In fact, you might also think that these are the excuses of an embarrassed critic to justify repeated listening to “Happiness”. But when it comes to portraying Hurts’ playful, ambiguous intention, is there a better image than the ironic oxymoron that beats in the title of the album? Because if there is a feeling that is notably absent from the eleven songs, it is precisely happiness. Hutchcraft and Anderson practice the sport of gloom with the same ease with which Dark Wave did (are we talking about the advent of Bright Wave?) and, at the same time, they perfectly distil the synthetic melancholy that the Pet Shop Boys have always practiced, however distant the final result of their songs might be from each other. Jude the Obscure” and Hurts, on the other hand, would be closer to the decadent, but moderate romanticism of “ Don Juan” in a post-modern version. The basis underlying both proposals is the same: sadness and the emotional defeat of a sorrowful soul, which sees its mood amplified through powerful images of empty streets, solitary street lights, torrential rains, and buildings in ruins that obstruct the happy functioning of modern life.
This (delicious) deficit of happiness affects not only the lyrics of the songs, but rather Anderson knows how to dress Hutchcraft’s voice (with such a talent for suffering) in sumptuous, fascinating melodic clothing. And so, between them, they polish eleven pearls in which the (few) imperfections only add value to the final piece. “ Silver Lining” is one of the best opening songs on an album of the season: a buzzing synthesiser gives way to a dramatic ode with Germanic resonances in the choruses. “Wonderful Life” totally blows off easy comparisons with the Black song and drops an atomic bomb on Pop Nation that it will take us awhile to recover from. “ Blood Tears & Gold” reveals itself to be the perfect ballad, with its vaporous synthesisers and spacious, ethereal percussion. “ Sunday” will doubtless be one of the commercial singles that will hit world charts the hardest: at times, it makes you think of the possibility of Keane and The Killers waking up one Sunday morning with a hangover, not knowing who that arm and leg belong to. “ Stay” sublimates 90’s melodic pop with choruses, and perfectly brings it together with the golden age of synth, OMD at the head.

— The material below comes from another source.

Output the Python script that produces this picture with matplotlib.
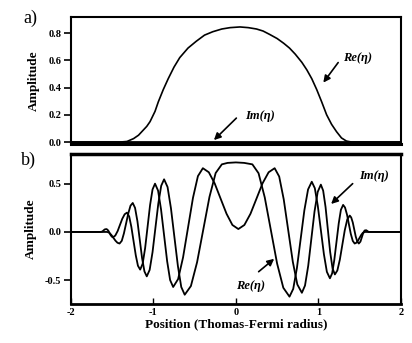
import matplotlib.pyplot as plt

# panel a: Re and Im of eta (bump at centre, Im flat)
xa_re = [-2.0, -1.40, -1.32, -1.24, -1.18, -1.14, -1.08, -1.04, -0.98, -0.94, -0.88, -0.82,
         -0.75, -0.68, -0.58, -0.48, -0.38, -0.28, -0.17, -0.07, 0.05, 0.15, 0.25, 0.33,
         0.41, 0.50, 0.58, 0.65, 0.72, 0.80, 0.86, 0.92, 0.98, 1.04, 1.10, 1.16, 1.22,
         1.28, 1.34, 1.40, 2.0]
ya_re = [0.0, 0.0, 0.004, 0.025, 0.05, 0.076, 0.115, 0.15, 0.225, 0.295, 0.385, 0.465,
         0.55, 0.62, 0.69, 0.74, 0.785, 0.81, 0.83, 0.84, 0.845, 0.84, 0.83, 0.815,
         0.79, 0.76, 0.725, 0.69, 0.645, 0.585, 0.53, 0.465, 0.385, 0.295, 0.20, 0.13, 0.076,
         0.03, 0.007, 0.0, 0.0]
xa_im = [-2.0, 2.0]
ya_im = [0.0, 0.0]

# panel b: Re(eta) has a flat top at the centre, Im(eta) has a dip there
xb_re = [-2.0, -1.58, -1.56, -1.535, -1.51, -1.485, -1.46, -1.435,
         -1.41, -1.383, -1.357, -1.33, -1.303, -1.277,
         -1.25, -1.222, -1.193, -1.165, -1.137, -1.108,
         -1.08, -1.045, -1.01, -0.975, -0.94, -0.905,
         -0.87, -0.828, -0.787, -0.745, -0.703, -0.662,
         -0.62, -0.545, -0.47, -0.395, -0.32, -0.245,
         -0.17, -0.10, 0.0, 0.10,
         0.20, 0.275, 0.35, 0.425, 0.50, 0.575,
         0.65, 0.695, 0.74, 0.785, 0.83, 0.875,
         0.92, 0.957, 0.993, 1.03, 1.067, 1.103,
         1.14, 1.167, 1.193, 1.22, 1.247, 1.273,
         1.30, 1.323, 1.347, 1.37, 1.393, 1.417,
         1.44, 1.46, 1.48, 1.50, 1.52, 1.54, 1.56, 2.0]
yb_re = [0.0, 0.0, 0.0, -0.008, -0.03, -0.06, -0.09, -0.112,
         -0.12, -0.092, -0.015, 0.09, 0.195, 0.272,
         0.30, 0.249, 0.11, -0.08, -0.27, -0.409,
         -0.46, -0.393, -0.209, 0.043, 0.294, 0.478,
         0.545, 0.465, 0.246, -0.053, -0.351, -0.570,
         -0.65, -0.56, -0.313, 0.025, 0.363, 0.61,
         0.70, 0.715, 0.72, 0.715,
         0.70, 0.608, 0.358, 0.015, -0.328, -0.578,
         -0.67, -0.59, -0.373, -0.075, 0.223, 0.44,
         0.52, 0.453, 0.27, 0.02, -0.23, -0.413,
         -0.48, -0.429, -0.29, -0.10, 0.09, 0.229,
         0.28, 0.253, 0.18, 0.08, -0.02, -0.093,
         -0.12, -0.112, -0.09, -0.06, -0.03, -0.008, 0.0, 0.0]

xb_im = [-2.0, -1.64, -1.62, -1.605, -1.59,
         -1.57, -1.557, -1.543, -1.53, -1.517, -1.503,
         -1.49, -1.462, -1.433, -1.405, -1.377, -1.348,
         -1.32, -1.293, -1.267, -1.24, -1.213, -1.187,
         -1.16, -1.13, -1.10, -1.07, -1.04, -1.01,
         -0.98, -0.943, -0.907, -0.87, -0.833, -0.797,
         -0.76, -0.70, -0.64, -0.58, -0.52, -0.46,
         -0.40, -0.328, -0.257, -0.185, -0.113, -0.042,
         0.03, 0.103, 0.177, 0.25, 0.323, 0.397,
         0.47, 0.525, 0.58, 0.635, 0.69, 0.745,
         0.80, 0.838, 0.877, 0.915, 0.953, 0.992,
         1.03, 1.058, 1.087, 1.115, 1.143, 1.172,
         1.20, 1.23, 1.26, 1.29, 1.32, 1.35,
         1.38, 1.398, 1.417, 1.435, 1.453, 1.472,
         1.49, 1.51, 1.525, 1.54, 1.56, 1.58, 1.61, 2.0]
yb_im = [0.0, 0.0, 0.004, 0.015, 0.026,
         0.03, 0.024, 0.009, -0.013, -0.034, -0.049,
         -0.055, -0.038, 0.009, 0.073, 0.136, 0.183,
         0.20, 0.16, 0.053, -0.095, -0.243, -0.35,
         -0.39, -0.33, -0.168, 0.055, 0.278, 0.44,
         0.50, 0.428, 0.233, -0.035, -0.303, -0.498,
         -0.57, -0.488, -0.263, 0.045, 0.353, 0.578,
         0.66, 0.618, 0.503, 0.345, 0.188, 0.072,
         0.03, 0.072, 0.188, 0.345, 0.503, 0.618,
         0.66, 0.574, 0.338, 0.015, -0.308, -0.544,
         -0.63, -0.555, -0.35, -0.07, 0.21, 0.415,
         0.49, 0.428, 0.258, 0.025, -0.208, -0.378,
         -0.44, -0.399, -0.288, -0.135, 0.018, 0.129,
         0.17, 0.15, 0.098, 0.025, -0.048, -0.10,
         -0.12, -0.10, -0.06, -0.02, 0.015, 0.018, 0.0, 0.0]

plt.rcParams['font.family'] = ['Liberation Serif', 'DejaVu Serif']

fig = plt.figure(figsize=(4.12, 3.43), dpi=100)
axa = fig.add_axes([0.172, 0.580, 0.801, 0.370])
axb = fig.add_axes([0.172, 0.114, 0.801, 0.437])

axa.plot(xa_re, ya_re, color='black', lw=1.2)
axa.plot(xa_im, ya_im, color='black', lw=2.0)
axb.plot(xb_re, yb_re, color='black', lw=1.3)
axb.plot(xb_im, yb_im, color='black', lw=1.3)

axa.set_xlim(-2, 2)
axa.set_ylim(-0.015, 0.917)
axb.set_xlim(-2, 2)
axb.set_ylim(-0.745, 0.807)

axa.set_yticks([0.0, 0.2, 0.4, 0.6, 0.8])
axa.set_yticklabels(['0.0', '0.2', '0.4', '0.6', '0.8'])
axa.set_xticks([])
axb.set_yticks([-0.5, 0.0, 0.5])
axb.set_yticklabels(['-0.5', '0.0', '0.5'])
axb.set_xticks([-2, -1, 0, 1, 2])
axb.set_xticklabels(['-2', '-1', '0', '1', '2'])

for ax in (axa, axb):
    for s in ax.spines.values():
        s.set_linewidth(1.5)
    ax.tick_params(axis='y', direction='out', length=5, width=1.2, pad=2, labelsize=7.5)
    for lab in ax.get_yticklabels():
        lab.set_fontweight('bold')
    ax.set_ylabel('Amplitude', fontsize=9.5, fontweight='bold', labelpad=6)
axa.spines['bottom'].set_linewidth(2.2)
axb.spines['top'].set_linewidth(2.5)
axb.spines['bottom'].set_linewidth(2.0)
axb.tick_params(axis='x', direction='in', length=4, width=1.0, pad=3, labelsize=7.5)
for lab in axb.get_xticklabels():
    lab.set_fontweight('bold')
axb.set_xlabel('Position (Thomas-Fermi radius)', fontsize=9.5, fontweight='bold', labelpad=1)

# annotations
lab_kw = dict(fontsize=9, fontweight='bold', style='italic', ha='center', va='center')
arr = dict(arrowstyle='-|>', color='black', lw=1.2, mutation_scale=10)
axa.text(1.48, 0.62, 'Re(η)', **lab_kw)
axa.annotate('', xy=(1.04, 0.42), xytext=(1.26, 0.60), arrowprops=arr)
axa.text(0.29, 0.19, 'Im(η)', **lab_kw)
axa.annotate('', xy=(-0.29, 0.0), xytext=(0.03, 0.19), arrowprops=arr)
axb.text(1.68, 0.58, 'Im(η)', **lab_kw)
axb.annotate('', xy=(1.13, 0.27), xytext=(1.44, 0.52), arrowprops=arr)
axb.text(0.18, -0.56, 'Re(η)', **lab_kw)
axb.annotate('', xy=(0.49, -0.26), xytext=(0.25, -0.43), arrowprops=arr)

fig.text(30 / 412, 1 - 18 / 343, 'a)', fontsize=13, ha='center', va='center')
fig.text(28 / 412, 1 - 160 / 343, 'b)', fontsize=13, ha='center', va='center')

plt.savefig('out.png', dpi=100)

“ Illuminated” is another of the album’s excellent songs, and the one that is doubtless more twisted when it comes to applying synthesisers that are both elusive and craggy at the same time. While “ Evelyn” is probably the only moment when Hurts lets their guard down (despite tremendous percussion), “ Better than Love” straightens out the final stretch of the album, reminding us that if these two decide to make a danceable album one day, electro divas are going to have such financial troubles they’ll be grocery shopping from the special offers at Tesco. The “ballads” section opens by making it senseless for Hurts to collaborate with Kylie: “ Devotion” takes your breath away by recovering the qualities somewhere between sensual and bitter of Minogue’s “ Confide in Me”, taking them to a new level of sweet drama-queen-ism. In “ Unspoken”, Anderson minimises the electronic part and steps over into the area of composition with a symphonic progression in crescendo that ends up exploding into tragedy. And finally, (before “Verona”, a hidden track), “ Water” closes the album with the minimalism of a piano, a violin, and a double bass, giving wings to a song that tastes of black and white.
In fact, the whole album tastes like black and white. It smacks of something as trite as living la dolce vita, taking a dip in the Trevi Fountain at the same time that’d desert the herd to waste your time in the decadent Nazi cabarets filmed by Visconti. It smacks of the post-modern sadness of the eyes of a Monica Vitti dressed in mourning as the star of the new musical venture of a Baz Luhrmann who flecks the climax of the film with glitter and fanfare. It smacks of hardcore aestheticism. “Happiness” smacks of that nostalgic, cathartic happiness that is only possible when you have reached the limits of your own tragedy. And everyone knows about that, whether you’re a snobbish critics, potential participant in a television dance contest, or a confused fifteen-year-old.